«La stretta di Londra sui lavoratori dalla Ue sarebbe catastrofica»
La stretta sull’immigrazione dall’Unione Europea proposta dal Governo britannico sarà «catastrofica» per l’economia, hanno avvertito ieri le associazioni imprenditoriali e di settore. La premier Theresa May ha però difeso la strategia di limitare gli arrivi, dichiarando in Parlamento che «bisogna ridurre l’immigrazione, è quello che gli elettori hanno chiesto votando a favore di uscire dalla Ue».
La polemica non accenna a placarsi dopo la pubblicazione di un documento con le proposte del ministero dell’Interno sul regime post-Brexit, che ha rivelato come Londra intenda bloccare la libera circolazione delle persone subito dopo l’uscita dalla Ue e limitare a due anni la permanenza nel Paese di cittadini europei.
Le proposte non sono state ufficialmente approvate e quindi potrebbero essere modificate, ma danno una chiara idea delle intenzioni del Governo. La priorità è «portare benefici alla Gran Bretagna e ai suoi cittadini».
I cittadini Ue che arriveranno in Gran Bretagna dopo Brexit dovranno presentare un passaporto alla frontiera: le carte d’identità nazionali non saranno più accettate. Chi vuole risiedere nel Paese per più di qualche mese dovrà ottenere un permesso temporaneo con dati biometrici.
I lavoratori non qualificati potranno risiedere nel Paese per un massimo di due anni. I lavoratori qualificati, se considerati necessari, potranno avere un permesso di lavoro tra i tre e i cinque anni. Alle imprese è richiesto di assumere lavoratori britannici, «dando preferenza nel mercato del lavoro ai residenti legittimi. È più importante che mai sviluppare i talenti nazionali per costruire un’economia forte e competitiva».

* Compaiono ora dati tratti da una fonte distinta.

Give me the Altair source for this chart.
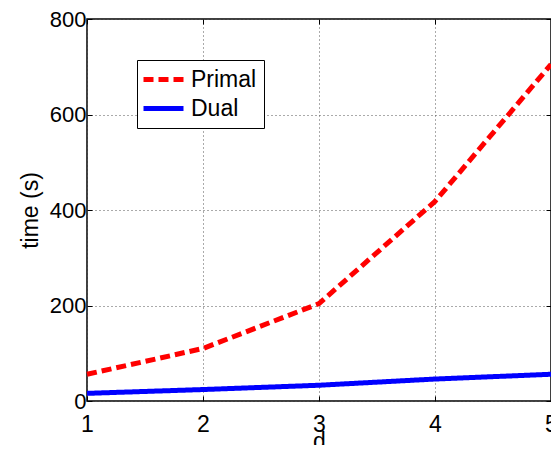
import altair as alt
import pandas as pd

d_values = [1, 2, 3, 4, 5]
primal = [56, 110, 204, 418, 705]
dual = [16, 24, 33, 46, 56]
series_names = ["Primal", "Dual"]
series_colors = ["#ff0000", "#0000ff"]
y_ticks = [0, 200, 400, 600, 800]

rows = []
for d, p in zip(d_values, primal):
    rows.append({"d": d, "time": p, "method": "Primal"})
for d, q in zip(d_values, dual):
    rows.append({"d": d, "time": q, "method": "Dual"})
df = pd.DataFrame(rows)

FONT = "Liberation Sans"
TK = 5  # inward tick length

xscale = alt.Scale(domain=[1, 5], nice=False, zero=False)
yscale = alt.Scale(domain=[0, 800], nice=False)

common = dict(domain=False, ticks=True, tickSize=TK, tickColor="black", tickWidth=1,
              offset=-TK, labelFont=FONT, titleFont=FONT, labelColor="black",
              titleColor="black", titleFontWeight="normal",
              gridColor="#555", gridDash=[1, 3], gridWidth=1)

lines = alt.Chart(df).mark_line(strokeWidth=5, strokeCap="butt").encode(
    x=alt.X("d:Q", title="d", scale=xscale,
            axis=alt.Axis(values=d_values, format="d", grid=True, labelFontSize=23,
                          titleFontSize=23, labelPadding=12, titlePadding=-6,
                          labelFlush=False, **common)),
    y=alt.Y("time:Q", title="time (s)", scale=yscale,
            axis=alt.Axis(values=y_ticks, grid=True, labelFontSize=22, titleFontSize=23,
                          labelPadding=1, titlePadding=7, **common)),
    color=alt.Color("method:N", title=None,
                    scale=alt.Scale(domain=series_names, range=series_colors),
                    legend=alt.Legend(orient="none", legendX=50, legendY=41,
                                      strokeColor="black", fillColor="white",
                                      padding=7, symbolType="M-1.3,0L2.7,0", symbolSize=400,
                                      symbolStrokeWidth=5, labelFontSize=23, labelFont=FONT,
                                      labelColor="black", labelOffset=22, rowPadding=4,
                                      cornerRadius=0)),
    strokeDash=alt.StrokeDash("method:N", title=None,
                              scale=alt.Scale(domain=series_names, range=[[10, 5], [1, 0]]),
                              legend=alt.Legend(orient="none", legendX=50, legendY=41)),
)

frame_ticks = alt.Chart(df).mark_point(opacity=0).encode(
    x=alt.X("d:Q", scale=xscale,
            axis=alt.Axis(orient="top", values=d_values, labels=False, title=None,
                          grid=False, domain=False, ticks=True, tickSize=TK,
                          tickColor="black", offset=-TK)),
    y=alt.Y("time:Q", scale=yscale,
            axis=alt.Axis(orient="right", values=y_ticks, labels=False, title=None,
                          grid=False, domain=False, ticks=True, tickSize=TK,
                          tickColor="black", offset=-TK)),
)

chart = alt.layer(lines, frame_ticks).resolve_axis(
    x="independent", y="independent"
).properties(
    width=464, height=382,
    autosize=alt.AutoSizeParams(type="none"),
    padding={"left": 79, "top": 11, "right": 0, "bottom": 44},
).configure_view(stroke="black", strokeWidth=1.5)

chart.save("out.html", embed_options={"renderer": "svg", "actions": False})
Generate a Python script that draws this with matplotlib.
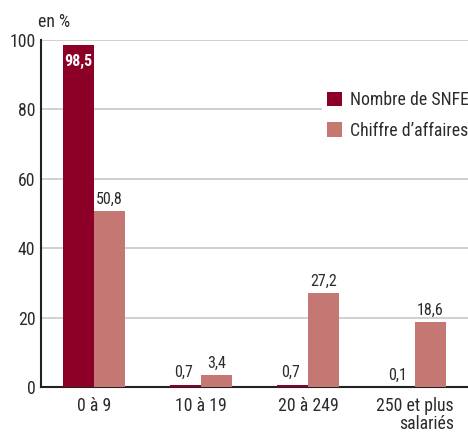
import matplotlib.pyplot as plt
import numpy as np

categories = ["0 à 9", "10 à 19", "20 à 249", "250 et plus\nsalariés"]
nombre_snfei = [98.5, 0.7, 0.7, 0.1]
chiffre_affaires = [50.8, 3.4, 27.2, 18.6]
series_names = ["Nombre de SNFEI", "Chiffre d’affaires"]

DARK = "#8c0028"
LIGHT = "#c57773"
TEXT = "#2b2b2b"

plt.rcParams["font.family"] = ["Roboto Condensed", "DejaVu Sans"]
plt.rcParams["font.size"] = 12.8


def fmt(v):
    return f"{v:.1f}".replace(".", ",")


fig = plt.figure(figsize=(4.68, 4.32), dpi=100)
ax = fig.add_axes([41 / 468, 1 - 387 / 432, 1 - 41 / 468, 347 / 432])

x = np.arange(len(categories))
w = 0.29
b1 = ax.bar(x - w / 2, nombre_snfei, w, color=DARK, label=series_names[0], zorder=3)
b2 = ax.bar(x + w / 2, chiffre_affaires, w, color=LIGHT, label=series_names[1], zorder=3)

# value labels: white inside the tall bar, dark above the others
for rect, v in zip(b1, nombre_snfei):
    cx = rect.get_x() + rect.get_width() / 2
    if v > 50:
        ax.text(cx, v - 6.0, fmt(v), ha="center", va="baseline", color="white",
                fontweight="bold", fontsize=11.5)
    else:
        ax.text(cx - 0.02, v + 2.1, fmt(v), ha="center", va="baseline", color=TEXT,
                fontsize=11.5)
for rect, v in zip(b2, chiffre_affaires):
    cx = rect.get_x() + rect.get_width() / 2
    ax.text(cx, v + 2.1, fmt(v), ha="center", va="baseline", color=TEXT, fontsize=11.5)

ax.set_xlim(-0.495, 3.495)
ax.set_ylim(0, 100)
ax.set_yticks([0, 20, 40, 60, 80, 100])
ax.set_xticks(x)
ax.set_xticklabels(categories, multialignment="right", linespacing=1.05)
ax.tick_params(axis="x", length=0, pad=7, colors=TEXT)
ax.tick_params(axis="y", length=0, pad=4, colors=TEXT)
ax.grid(axis="y", color="#c8c8c8", linewidth=1.2, zorder=0)
for side in ("top", "right"):
    ax.spines[side].set_visible(False)
for side in ("left", "bottom"):
    ax.spines[side].set_color("#222222")
    ax.spines[side].set_linewidth(1.5)

fig.text(38 / 468, 1 - 27 / 432, "en %", ha="left", va="baseline", color=TEXT)

leg = ax.legend(loc="upper left", bbox_to_anchor=(0.638, 0.892), frameon=True,
                fancybox=False, edgecolor="white", facecolor="white", framealpha=1,
                handlelength=0.85, handleheight=0.85, handletextpad=0.45,
                labelspacing=0.72, borderpad=0.25, labelcolor=TEXT)
leg.set_zorder(5)

fig.savefig("out.png", dpi=100)
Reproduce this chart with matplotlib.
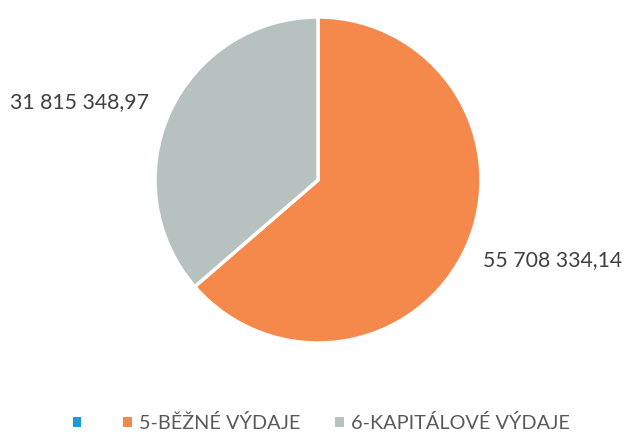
import matplotlib.pyplot as plt
from matplotlib.patches import Patch

categories = ['', '5-BĚŽNÉ VÝDAJE', '6-KAPITÁLOVÉ VÝDAJE']
values = [0.0, 55708334.14, 31815348.97]
colors = ['#1E9BD7', '#F5894C', '#B6C1C0']
label_pos = [None, (1.44, -0.49), (-1.466, 0.48)]


def fmt(v):
    s = f"{v:,.2f}"
    return s.replace(',', ' ').replace('.', ',')


plt.rcParams['font.family'] = ['Lato', 'DejaVu Sans']

fig = plt.figure(figsize=(6.25, 4.32), dpi=100)
ax = fig.add_axes([(318 - 163) / 625, (432 - 343) / 432, 326 / 625, 326 / 432])

wedges, _ = ax.pie(values, colors=colors, startangle=90, counterclock=False,
                   radius=1, wedgeprops=dict(edgecolor='white', linewidth=2.5))
ax.set_xlim(-1, 1)
ax.set_ylim(-1, 1)
ax.set_aspect('equal')
ax.axis('off')

for v, pos in zip(values, label_pos):
    if pos is None:
        continue
    ax.text(pos[0], pos[1], fmt(v), ha='center', va='center',
            fontsize=15.3, color='#404040', clip_on=False)

handles = [Patch(facecolor=c, edgecolor='none') for c in colors]
fig.legend(handles, categories, loc='center', bbox_to_anchor=(0.514, 0.021),
           ncol=3, frameon=False, fontsize=14.3, labelcolor='#595959',
           handlelength=0.45, handleheight=0.45, handletextpad=0.35,
           columnspacing=1.75, borderpad=0.1)

fig.savefig('out.png', dpi=100, facecolor='white')
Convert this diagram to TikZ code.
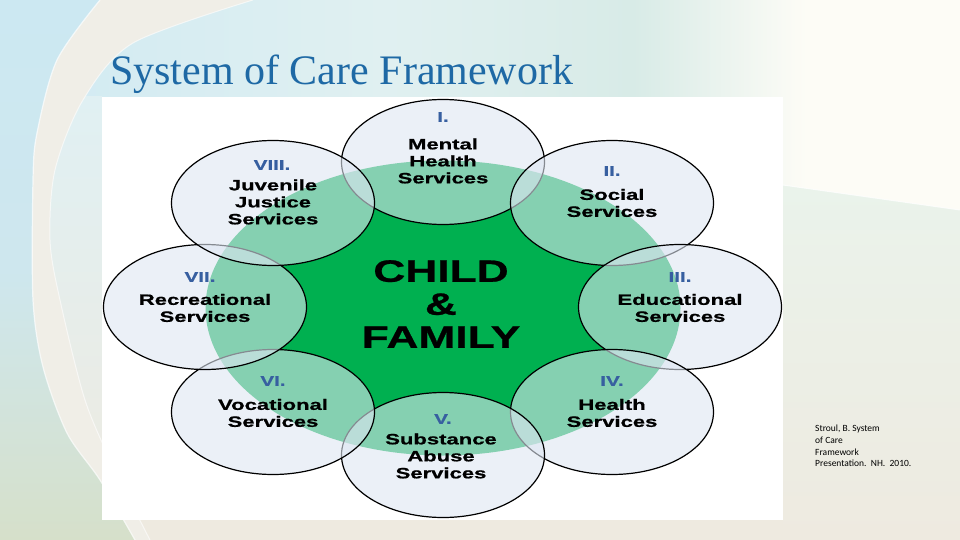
\documentclass[tikz,border=0pt]{standalone}
\usepackage{fontspec}
\setmainfont{Liberation Serif}
\newfontfamily\lblfont{Liberation Sans}[FakeStretch=1.47, BoldFeatures={FakeBold=0.8}]
\newfontfamily\bigfont{Liberation Sans}[FakeStretch=1.43, BoldFeatures={FakeBold=0.8}]
\newfontfamily\citefont{Carlito}
\usetikzlibrary{shapes.geometric}
\definecolor{dkgreen}{RGB}{0,176,80}
\definecolor{circfill}{RGB}{222,230,242}
\definecolor{numblue}{RGB}{55,95,160}
\definecolor{titleblue}{RGB}{30,105,165}
\definecolor{bgbeige}{RGB}{238,234,224}
\definecolor{tbA}{RGB}{208,234,243}
\definecolor{tbB}{RGB}{224,240,241}
\definecolor{tbC}{RGB}{216,235,231}
\definecolor{tbD}{RGB}{253,252,246}
\definecolor{leftTop}{RGB}{204,232,242}
\definecolor{leftMid}{RGB}{206,231,238}
\definecolor{leftBot}{RGB}{214,224,202}
\definecolor{stripTop}{RGB}{224,240,243}
\definecolor{bandcol}{RGB}{240,238,231}
\definecolor{mint}{RGB}{234,243,235}
\pgfdeclarehorizontalshading{topband}{100bp}{color(0bp)=(tbA); color(25bp)=(tbA); color(45bp)=(tbB); color(58bp)=(tbC); color(67bp)=(tbD); color(100bp)=(tbD)}
\tikzset{
  svc/.style={ellipse, minimum width=203pt, minimum height=125pt, inner sep=0pt,
    fill=circfill, fill opacity=0.6, draw=black, line width=1.2pt},
  core/.style={ellipse, minimum width=475pt, minimum height=295pt, inner sep=0pt, fill=dkgreen},
  num/.style={font=\lblfont\bfseries\fontsize{14}{16}\selectfont, text=numblue, inner sep=0pt},
  lbl/.style={font=\lblfont\bfseries\fontsize{15}{17}\selectfont, align=center, text=black, inner sep=0pt},
}
\begin{document}
\begin{tikzpicture}[x=1pt, y=-1pt]
\useasboundingbox (0,0) rectangle (960,540);
% background
\fill[bgbeige] (0,0) rectangle (960,540);
\shade[shading=topband] (0,0) -- (960,0) -- (960,210) -- (783,185) -- (0,185) -- cycle;
\shade[top color=mint, bottom color=bgbeige] (783,185) -- (960,210) -- (960,540) -- (783,540) -- cycle;
\draw[white, line width=1pt, opacity=0.8] (783,185) -- (960,210);
\shade[top color=stripTop, bottom color=bgbeige] (0,97) rectangle (102,540);
\fill[bandcol] plot[smooth] coordinates {(100,0) (57,60) (37,133) (33,180) (33,300) (43,367) (67,433) (100,480) (135,540)}
   -- plot[smooth] coordinates {(150,540) (115,470) (85,400) (60,300) (50,240) (55,170) (83,100) (133,43) (253,0)} -- cycle;
\shade[top color=leftTop, bottom color=leftBot, middle color=leftMid] plot[smooth] coordinates {(100,0) (57,60) (37,133) (33,180) (33,300) (43,367) (67,433) (100,480) (135,540)} -- (0,540) -- (0,0) -- cycle;
\draw[white, line width=1.2pt, opacity=0.7] plot[smooth] coordinates {(100,0) (57,60) (37,133) (33,180) (33,300) (43,367) (67,433) (100,480) (135,540)};
\draw[white, line width=1pt, opacity=0.6] plot[smooth] coordinates {(253,0) (133,43) (83,100) (55,170) (50,240) (60,300) (85,400) (115,470) (150,540)};
% picture area
\fill[white] (102,97) rectangle (783,520);
% title
\node[anchor=base west, inner sep=0pt, text=titleblue, font=\fontsize{42}{46}\selectfont] (title) at (110,85) {System of Care Framework};
% core
\node[core] (core) at (443,308) {};
% service circles
\node[svc] (c1) at (443,162) {};
\node[svc] (c2) at (612,203) {};
\node[svc] (c3) at (680,307) {};
\node[svc] (c4) at (612,412) {};
\node[svc] (c5) at (443,455) {};
\node[svc] (c6) at (273,412) {};
\node[svc] (c7) at (205,307) {};
\node[svc] (c8) at (273,203) {};
% labels
\node[num] (n1) at (443,117) {I.};
\node[lbl] (t1) at (443,161) {Mental\\Health\\Services};
\node[num] (n2) at (612,171) {II.};
\node[lbl] (t2) at (612,203) {Social\\Services};
\node[num] (n3) at (680,277) {III.};
\node[lbl] (t3) at (680,308) {Educational\\Services};
\node[num] (n4) at (612,381) {IV.};
\node[lbl] (t4) at (612,413) {Health\\Services};
\node[num] (n5) at (443,419) {V.};
\node[lbl] (t5) at (441,456) {Substance\\Abuse\\Services};
\node[num] (n6) at (273,381) {VI.};
\node[lbl] (t6) at (273,413) {Vocational\\Services};
\node[num] (n7) at (200,277) {VII.};
\node[lbl] (t7) at (205,308) {Recreational\\Services};
\node[num] (n8) at (272,165) {VIII.};
\node[lbl] (t8) at (273,202) {Juvenile\\Justice\\Services};
\node[font=\bigfont\bfseries\fontsize{31}{33}\selectfont, align=center, inner sep=0pt] (cf) at (441,304) {CHILD\\\&\\FAMILY};
% citation
\node[anchor=north west, align=left, inner sep=0pt, font=\citefont\fontsize{9.5}{11.7}\selectfont] (cite) at (815,425)
  {Stroul, B. System\\of Care\\Framework\\Presentation.\ \ NH.\ \ 2010.};
\end{tikzpicture}
\end{document}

La reazione delle imprese non si è fatta attendere. Diverse associazioni hanno protestato in particolare per la chiusura ai lavoratori non qualificati, che potrebbe secondo loro paralizzare interi settori. Secondo dati ufficiali i lavoratori Ue rappresentano oltre il 20% della forza lavoro in 18 settori. Nella ristorazione e ospitalità sono cittadini Ue il 75% dei camerieri e il 25% degli chef.
«Le proposte dimostrano una profonda incomprensione del contributo vitale che i lavoratori Ue danno al nostro settore a tutti i livelli», ha detto Ian Wright, direttore generale della Food and Drink Federation. L’associazione degli agricoltori ha detto che non possono operare senza i lavoratori stagionali dalla Ue.
La Cbi, la Confindustria britannica, che rappresenta 190mila imprese, ha dichiarato che «l’immigrazione va gestita ma un approccio aperto è essenziale per il business e per far funzionare l’economia, evitando carenze di personale qualificato e non». L’Institute of Directors ha detto di sperare che la posizione finale del Governo sia «molto diversa»da quella delineata nel documento.
La tensione tra Governo e imprese è stata poi esacerbata ieri dalla richiesta di sostegno esplicito a Brexit fatta ai Ceo delle prime cento società quotate alla Borsa di Londra. Downing Street ha chiesto loro di firmare una lettera aperta, da pubblicare entro la settimana, nella quale i capi del Ftse-100 esprimono fiducia che la strategia del Governo su Brexit sarà un successo e dichiarano che «la Gran Bretagna globale ha il potenziale di diventare una delle economie più produttive nel 21esimo secolo».
Un anonimo Ceo, tra i molti che hanno respinto la richiesta, ha dichiarato che «dato lo stato di caos dei negoziati su Brexit, sono incredulo che ci chiedano di firmare una lettera del genere».